Last January, Dr. Brian Bonnyman ’85 left his suburban private practice in Knoxville, Tenn., to take care of uninsured and low-income patients in a community health center. (Photo courtesy Brian Bonnyman ’85)

When Brian Bonnyman ’85, a family physician in Knoxville, Tenn., referred patients in his suburban practice to specialists, his colleagues would send thank-you notes, fruit baskets, or even crystal.  

His new patients are not in such demand. In January, Bonnyman left his practice in an affluent section of his hometown of Knoxville to join the staff of a community health center nearby, and many of the people he treats now are unable to pay and have unstable life situations that make it difficult for them to appear for appointments. The two populations are separated by just one digit in their zip codes, but their access to care is starkly different. “This is a tale of two cities,” Bonnyman says.  

At the community health center, which is run by the nonprofit Cherokee Health Systems in Appalachia, the people Bonnyman cares for tend to be uninsured or receive coverage through government programs, such as Medi­caid. Many are recent immigrants. Some are homeless. Those without insurance pay on a sliding scale with reduced fees.  

Some of Bonnyman’s patients have not seen a doctor for 20 years, and many can’t afford the medicines or treatments needed to keep chronic conditions in check. Some of his patients have conditions that usually are found in people who are 20 or 30 years older.

Bonnyman hears deeply disturbing stories: A 37-year-old construction worker he recently saw injured his knee a year ago; because he had no insurance, he couldn’t get needed surgery. Now, the damage is irreversible, and the man cannot work because of the pain. Another man, in his mid-40s, lost his job — and his health insurance — and no longer could afford prescribed medications for his heart condition. The man had a massive, but preventable, heart attack in June, Bonnyman says. “There’s a lot of shouting about health-care reform,” he says. “The patients that come see me aren’t shouting, but they are suffering. And I wish more people could hear them.”  

While working in his suburban practice, Bonnyman volunteered once a month in a nonprofit clinic. But the death of his and his wife’s parents over the past four years, and the diagnosis four years ago of his wife’s breast cancer, caused him to reassess his life and how he was using his skills. Though immensely grateful that his wife was now thriving, he asked himself whether it was fair that she had received cutting-edge care while others in the community with similar medical conditions could not receive even the most basic treatment. He took inspiration from Dr. Paul Farmer’s work in Haiti and from a mentor who pointed out that Bonnyman didn’t need to travel around the world to find underserved patients — they were in his hometown.  

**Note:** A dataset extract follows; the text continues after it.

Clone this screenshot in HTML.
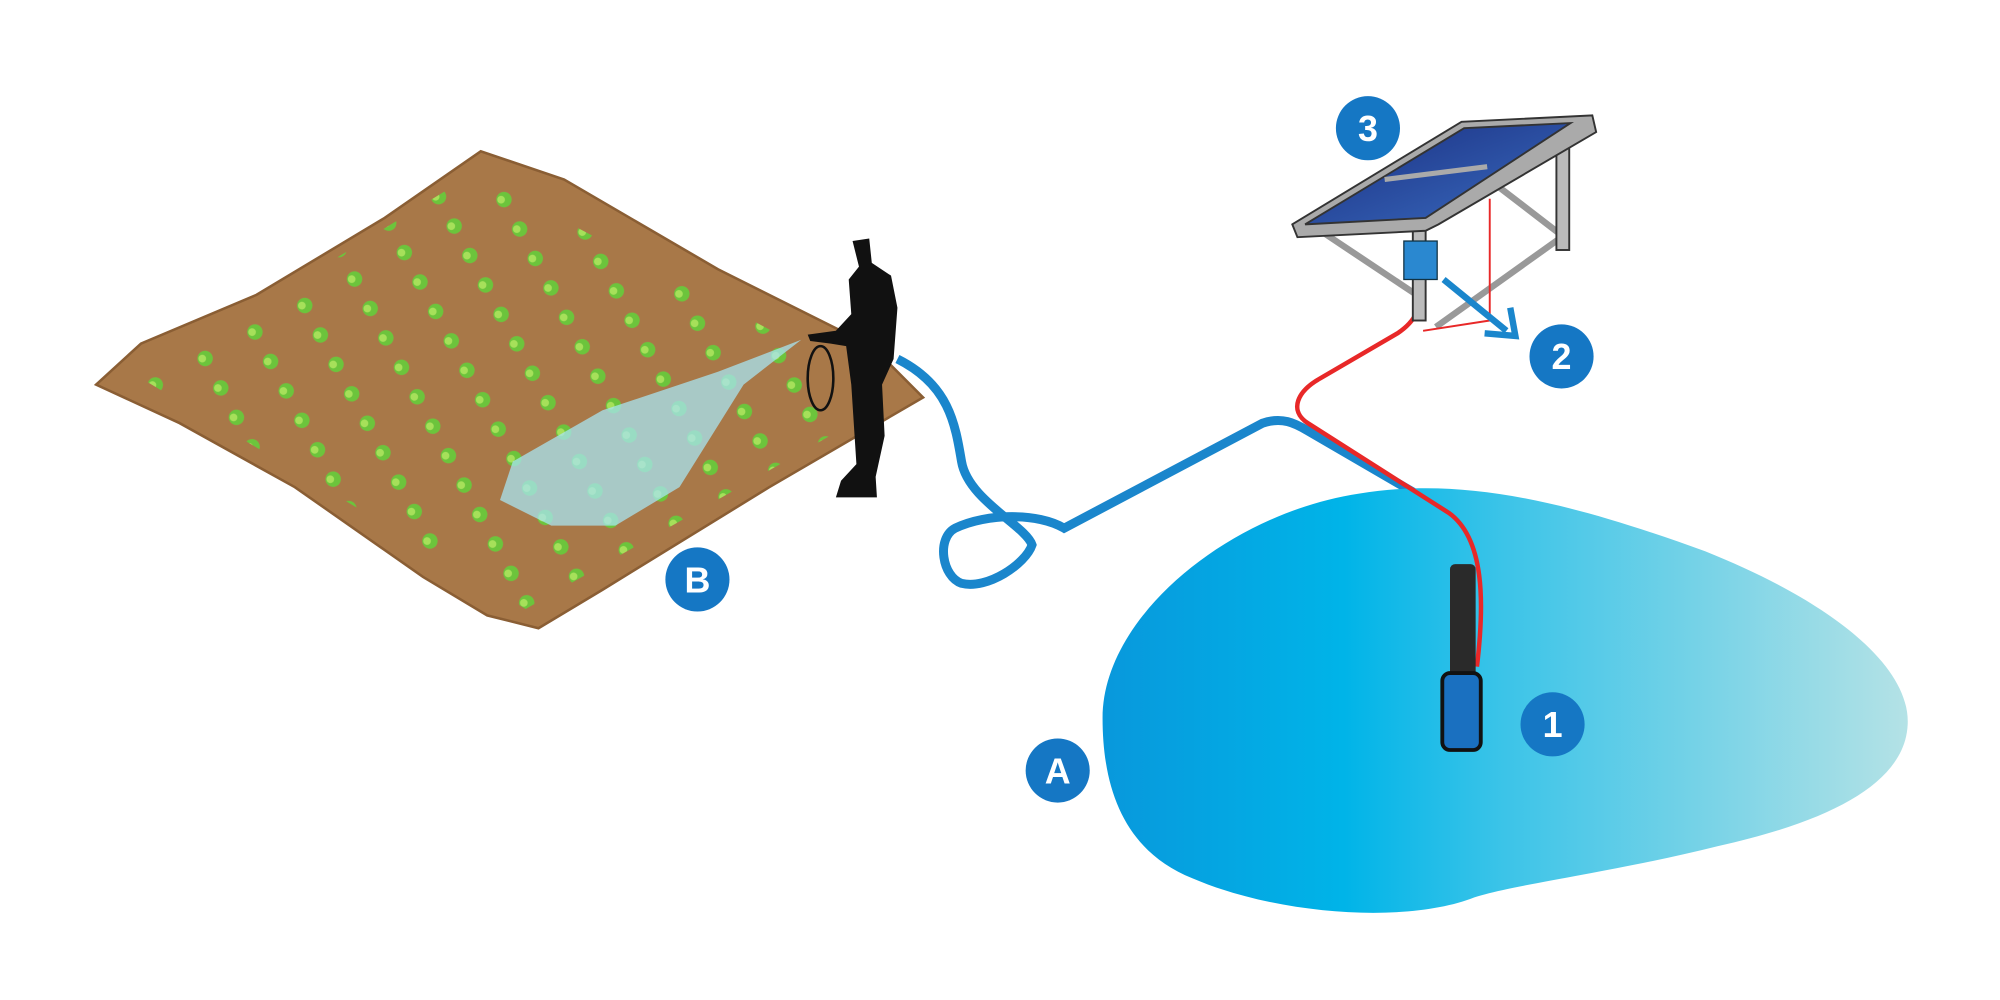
<!DOCTYPE html>
<html><head><meta charset="utf-8"><style>
html,body{margin:0;padding:0;background:#fff;width:2000px;height:1000px;overflow:hidden}
svg{display:block}
text{font-family:"Liberation Sans",sans-serif;font-weight:bold;fill:#fff;text-anchor:middle}
</style></head><body>
<svg width="2000" height="1000" viewBox="0 0 1560 780" xmlns="http://www.w3.org/2000/svg">
<defs>
<linearGradient id="pond" x1="0" x2="1" y1="0" y2="0">
<stop offset="0" stop-color="#0898dc"/><stop offset="0.3" stop-color="#00b4e8"/>
<stop offset="0.5" stop-color="#3cc4e8"/><stop offset="1" stop-color="#b4e2e6"/></linearGradient>
<linearGradient id="pan" x1="0" x2="1" y1="0" y2="1"><stop offset="0" stop-color="#1a2e80"/><stop offset="1" stop-color="#3a6cc0"/></linearGradient>
<pattern id="plants" x="0" y="0" width="44" height="26" patternUnits="userSpaceOnUse" patternTransform="rotate(-28)">
<circle cx="10" cy="10" r="6" fill="#6cc43c"/><circle cx="8" cy="9" r="3" fill="#a6e05a"/></pattern>
</defs>
<!-- field -->
<path d="M75,300 L110,268 L200,230 L300,170 L375,118 L440,140 L560,210 L680,270 L720,310 L600,380 L470,460 L420,490 L380,480 L330,450 L230,380 L140,330 Z" fill="#a87848" stroke="#8a5e34" stroke-width="2"/>
<path d="M110,295 L370,135 L700,310 L410,475 Z" fill="url(#plants)"/>
<!-- spray -->
<path d="M625,265 L560,290 L470,320 L400,360 L390,390 L430,410 L480,410 L530,380 L580,300 Z" fill="#a8e4f0" opacity="0.75"/>
<!-- hose -->
<path d="M700,280 C740,300 745,330 750,360 C755,390 800,410 805,425 C800,440 770,460 750,455 C735,450 730,420 745,412 C770,400 810,400 830,412 L985,330 C1000,325 1010,330 1020,336 L1130,400 C1140,410 1142,425 1140,445" fill="none" stroke="#1a86cc" stroke-width="7"/>
<!-- pond -->
<path d="M860,560 C860,480 960,400 1060,385 C1140,372 1220,390 1330,430 C1430,470 1490,520 1488,565 C1486,610 1430,640 1340,660 C1260,680 1180,690 1150,700 C1100,720 1000,715 930,685 C880,665 860,620 860,560 Z" fill="url(#pond)"/>
<!-- red wire -->
<path d="M1152,520 C1158,470 1158,420 1130,400 L1020,330 C1005,320 1012,305 1030,295 L1090,260 C1105,250 1108,240 1108,225" fill="none" stroke="#e82828" stroke-width="3.5"/>
<!-- pump -->
<rect x="1131" y="440" width="20" height="90" rx="4" fill="#2a2a2a"/>
<rect x="1125" y="525" width="30" height="60" rx="6" fill="#1a70c0" stroke="#111" stroke-width="3"/>
<!-- solar frame -->
<g stroke="#333" stroke-width="1.5">
<path d="M1030,180 L1105,230 M1120,255 L1218,185 M1168,145 L1220,185" stroke="#999" stroke-width="5"/>
<rect x="1214" y="100" width="10" height="95" fill="#bbb"/>
<rect x="1102" y="170" width="10" height="80" fill="#bbb"/>
<path d="M1008,175 L1140,95 L1242,90 L1245,103 L1122,175 L1112,180 L1012,185 Z" fill="#aaa"/>
<path d="M1018,175 L1142,100 L1225,96 L1112,170 Z" fill="url(#pan)"/>
<path d="M1080,140 L1160,130" stroke="#aaa" stroke-width="4"/>
</g>
<path d="M1162,155 L1162,250 L1110,258" fill="none" stroke="#e82828" stroke-width="1.5"/>
<rect x="1095" y="188" width="26" height="30" fill="#2a88d0" stroke="#134" stroke-width="1"/>
<path d="M1126,218 L1175,258" stroke="#1a86cc" stroke-width="5"/>
<path d="M1158,260 L1182,262 L1178,240" fill="none" stroke="#1a86cc" stroke-width="5"/>
<!-- man -->
<path d="M665,188 L678,186 L680,205 L695,215 L700,240 L697,280 L688,300 L690,340 L683,372 L684,388 L652,388 L656,375 L668,362 L664,300 L660,270 L648,268 L632,266 L630,261 L652,258 L664,245 L662,218 L670,208 Z" fill="#111"/>
<ellipse cx="640" cy="295" rx="10" ry="25" fill="none" stroke="#111" stroke-width="2"/>
<!-- labels -->
<g fill="#1577c4">
<circle cx="1067" cy="100" r="25"/><circle cx="1218" cy="278" r="25"/>
<circle cx="1211" cy="565" r="25"/><circle cx="825" cy="601" r="25"/>
<circle cx="544" cy="452" r="25"/></g>
<text x="1067" y="110" font-size="28">3</text>
<text x="1218" y="288" font-size="28">2</text>
<text x="1211" y="575" font-size="28">1</text>
<text x="825" y="611" font-size="28">A</text>
<text x="544" y="462" font-size="28">B</text>
</svg>
</body></html>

There are not enough doctors and nurses to care for people without financial resources, he says. At his health center, patients wait up to three months for an appointment. The sickest patients are sent to a clinic for the homeless that Bonnyman staffs, where they are seen within a week. “Our goal is to keep them alive until their main appointment,” he says.  

As for the ongoing debate over health-care reform, Bonnyman offers no specific suggestions. “In terms of politics, I don’t really care what they do about this system,” he says. “I don’t care what they name it or label it. I just want patients to get care if they need it.”